Sophie Thatcher stars as Elle, an actress who arrives at a cloud-hovering hotel to shoot an extravagant futuristic film. The setting feels untethered from geography: part futuristic metropolis, part haunted dream, part fairy tale. Refn paints the world in glowing artificial colors, with textures that suggest old giallo cinema, sci-fi camp, and feverish psychological horror all at once. Elle, with rhinestones beneath her eyes and a gaze that is never fully at rest, becomes our unstable guide through this unreal space.
What begins as a backstage fantasia of costume fittings, stylized performances, and film-within-a-film absurdity turns suddenly sinister when Elle and her co-star—played with bright, uncanny energy by Kristine Froseth—witness a murder in a nearby skyscraper. A woman is thrown from a window by a dark figure, a killer known in whispered mythology as the Leather Man. According to the lore, he preys on emotionally wounded women, and the only way to stop him is to sever his hands. It’s the kind of lurid premise Refn understands well: half slasher legend, half symbolic nightmare.
This is not a film that asks you to solve it. It asks you to surrender to it.
Beneath the horror trappings, Her Private Hell is steeped in Freudian anxiety, father-daughter conflict, and the psychic wreckage of abandonment. Elle’s father looms over the story as a larger-than-life figure, and the emotional drama that follows plays like a warped fairy tale. Instead of direct confrontation, Elle finds herself entangled with Dominique, played by Havana Rose Liu, a woman tied to her father and positioned somewhere between rival, mirror, and stepmother surrogate. Their scenes together carry some of the film’s strongest tension, because they feel charged by desire, resentment, and mutual recognition all at once.
Charles Melton appears as a mysterious soldier pursuing the Leather Man, a figure who seems to drift in from another movie entirely. That dislocation is intentional. Refn constructs the film like overlapping psychic fragments, where characters are less stable narrative units than emotional frequencies. Some viewers will find that approach intoxicating; others may find it maddening. Either response is understandable.
And that is really the dividing line with Her Private Hell: if you come looking for tight plotting, clean exposition, and satisfying logic, this film will likely frustrate you. But if you respond to mood, image, sound, and subtext—if you enjoy cinema that behaves like a dream or a perfume—then Refn’s approach becomes far more rewarding. He is not interested in realism here. He is interested in sensation.

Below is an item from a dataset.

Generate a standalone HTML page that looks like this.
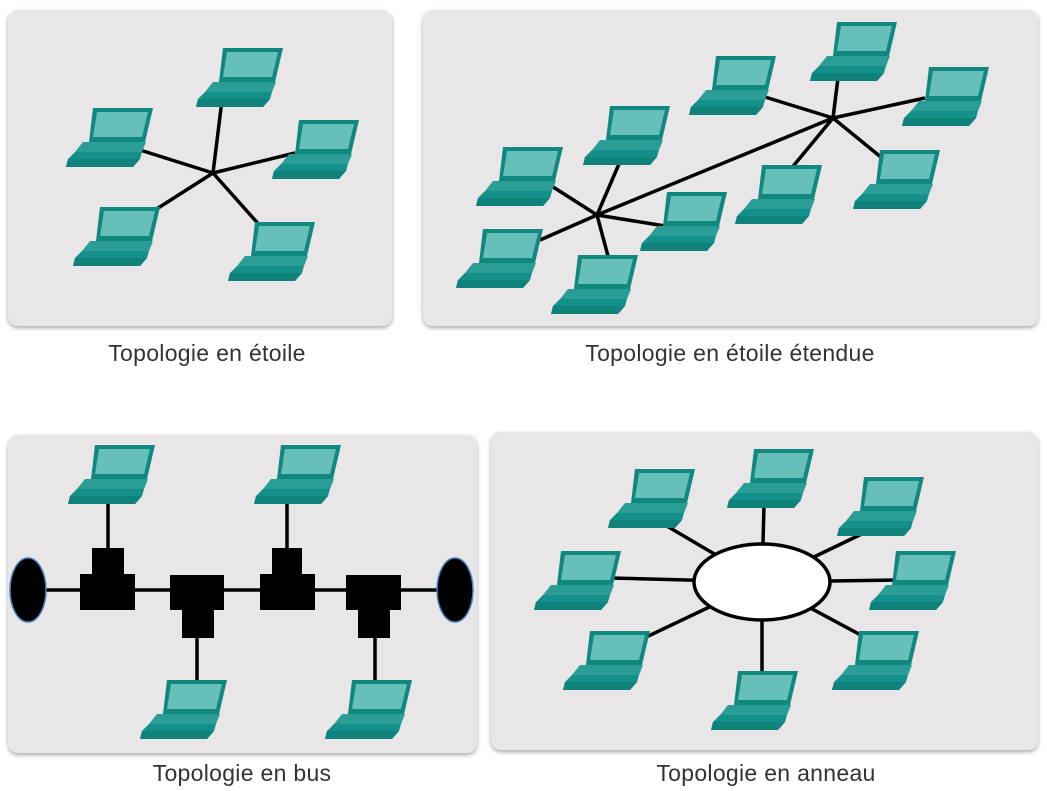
<!DOCTYPE html>
<html><head><meta charset="utf-8"><style>
body{margin:0;background:#fff;width:1047px;height:791px;overflow:hidden}
svg{display:block}
text{font-family:"Liberation Sans",sans-serif;font-size:23px;fill:#333;letter-spacing:0.3px}
</style></head><body>
<svg width="1047" height="791" viewBox="0 0 1047 791">
<defs>
<filter id="sh" x="-5%" y="-5%" width="110%" height="110%"><feDropShadow dx="0" dy="2" stdDeviation="2" flood-color="#000" flood-opacity="0.35"/></filter>
<g id="lp">
<polygon points="27,0 87,0 79,34 23,34" fill="#10877f"/>
<polygon points="31,4 82,4 76,29 27,29" fill="#67bfb9"/>
<polygon points="17,34 80,34 76,44 9,44" fill="#2a9e96"/>
<polygon points="9,44 76,44 74,51 67,59 0,59 2,51" fill="#14908a"/>
<polygon points="2,51 74,51 67,59 0,59" fill="#0e827b"/>
</g>
</defs>
<g filter="url(#sh)" fill="#e8e6e7">
<rect x="8" y="10" width="384" height="316" rx="10"/>
<rect x="423" y="10" width="615" height="316" rx="10"/>
<rect x="8" y="435" width="469" height="318" rx="10"/>
<rect x="491" y="432" width="547" height="318" rx="10"/>
</g>
<g stroke="#000" stroke-width="3.5">
<line x1="213" y1="173" x2="222" y2="100"/><line x1="213" y1="173" x2="140" y2="150"/>
<line x1="213" y1="173" x2="295" y2="153"/><line x1="213" y1="173" x2="155" y2="210"/>
<line x1="213" y1="173" x2="262" y2="228"/>
<line x1="597" y1="215" x2="625" y2="150"/><line x1="597" y1="215" x2="550" y2="185"/>
<line x1="597" y1="215" x2="540" y2="240"/><line x1="597" y1="215" x2="608" y2="256"/>
<line x1="597" y1="215" x2="665" y2="226"/><line x1="597" y1="215" x2="833" y2="118"/>
<line x1="833" y1="118" x2="765" y2="97"/><line x1="833" y1="118" x2="838" y2="78"/>
<line x1="833" y1="118" x2="925" y2="98"/><line x1="833" y1="118" x2="882" y2="158"/>
<line x1="833" y1="118" x2="790" y2="170"/>
<line x1="40" y1="590" x2="440" y2="590"/>
<line x1="108" y1="500" x2="108" y2="548"/><line x1="287" y1="500" x2="287" y2="548"/>
<line x1="197" y1="638" x2="197" y2="688"/><line x1="375" y1="638" x2="375" y2="688"/>
<line x1="762" y1="582" x2="660" y2="522"/><line x1="762" y1="582" x2="764" y2="505"/>
<line x1="762" y1="582" x2="870" y2="530"/><line x1="762" y1="582" x2="610" y2="578"/>
<line x1="762" y1="582" x2="900" y2="580"/><line x1="762" y1="582" x2="640" y2="640"/>
<line x1="762" y1="582" x2="870" y2="640"/><line x1="762" y1="582" x2="762" y2="675"/>
</g>
<ellipse cx="762" cy="582" rx="68" ry="38" fill="#fff" stroke="#000" stroke-width="3.5"/>
<g fill="#000">
<ellipse cx="28" cy="590" rx="18" ry="32" stroke="#4a7fc0" stroke-width="1.5"/>
<ellipse cx="455" cy="590" rx="18" ry="32" stroke="#4a7fc0" stroke-width="1.5"/>
<rect x="92" y="548" width="32" height="28"/><rect x="80" y="574" width="55" height="36"/>
<rect x="170" y="575" width="54" height="35"/><rect x="182" y="608" width="32" height="30"/>
<rect x="272" y="548" width="30" height="28"/><rect x="260" y="574" width="55" height="36"/>
<rect x="346" y="575" width="55" height="35"/><rect x="358" y="608" width="32" height="30"/>
</g>
<use href="#lp" x="196" y="48"/><use href="#lp" x="66" y="108"/><use href="#lp" x="272" y="120"/>
<use href="#lp" x="73" y="207"/><use href="#lp" x="228" y="222"/>
<use href="#lp" x="689" y="56"/><use href="#lp" x="810" y="22"/><use href="#lp" x="902" y="67"/>
<use href="#lp" x="583" y="106"/><use href="#lp" x="476" y="147"/><use href="#lp" x="853" y="150"/>
<use href="#lp" x="735" y="165"/><use href="#lp" x="640" y="192"/><use href="#lp" x="456" y="229"/>
<use href="#lp" x="551" y="255"/>
<use href="#lp" x="68" y="445"/><use href="#lp" x="254" y="445"/>
<use href="#lp" x="140" y="680"/><use href="#lp" x="325" y="680"/>
<use href="#lp" x="608" y="469"/><use href="#lp" x="727" y="449"/><use href="#lp" x="837" y="477"/>
<use href="#lp" x="534" y="551"/><use href="#lp" x="869" y="551"/><use href="#lp" x="563" y="631"/>
<use href="#lp" x="832" y="631"/><use href="#lp" x="711" y="671"/>
<text x="207" y="361" text-anchor="middle">Topologie en étoile</text>
<text x="730" y="361" text-anchor="middle">Topologie en étoile étendue</text>
<text x="242" y="781" text-anchor="middle">Topologie en bus</text>
<text x="766" y="781" text-anchor="middle">Topologie en anneau</text>
</svg>
</body></html>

Visually, the film is often stunning. The frames pulse with pinks, blues, and poisonous reds. Flowers seem to bloom from walls. Rooms feel both luxurious and airless. Refn turns artificiality into atmosphere, and that stylization extends to performance as well. Dialogue is delivered with deliberate theatricality, each line broken into sculpted rhythms that make the film feel suspended between stage performance and trance. This may sound mannered—and it is—but it is also part of the film’s distinct allure.
One of the more intriguing surprises is the film’s musical identity. Rather than leaning fully into synthetic techno textures, Refn reportedly draws from the lush, sinister tradition associated with Pino Donaggio, whose work with Brian De Palma helped define a more classical strain of cinematic erotic dread. That choice gives Her Private Hell a gothic undercurrent that deepens its slasher-fairy-tale mood and helps separate it from some of Refn’s earlier work.
Spoiler-light takeaway: the film’s real conflict is not simply about defeating a killer, but about confronting the emotional inheritance left behind by a destructive father figure.
The film’s erotic charge will likely be one of its most divisive aspects. Refn has never been a subtle filmmaker when it comes to desire, fetish, or power, and Her Private Hell leans fully into that discomfort. Camp, vulgarity, psychoanalysis, and beauty all coexist here in a way that can feel thrilling or excessive depending on your tolerance for Refn’s provocations. At times, the movie seems almost to dare the viewer to reject it. At others, it becomes weirdly moving, especially when its emotional core breaks through the stylized surfaces.
What ultimately makes Her Private Hell compelling is not that it reinvents Refn, but that it refines many of his obsessions into one concentrated hallucination. This is a film about legacy, damage, performance, and survival. It asks what a daughter inherits from a father who failed her, and whether identity can be built from wounds rather than simply scarred by them. For all its abstraction, that question lands with surprising force.
Final Verdict: Her Private Hell is a visually intoxicating, narratively slippery, emotionally thorny return from Nicolas Winding Refn. It won’t convert viewers who already resist his style, but for those willing to enter its frequency, it offers a darkly beautiful nightmare worth getting lost in.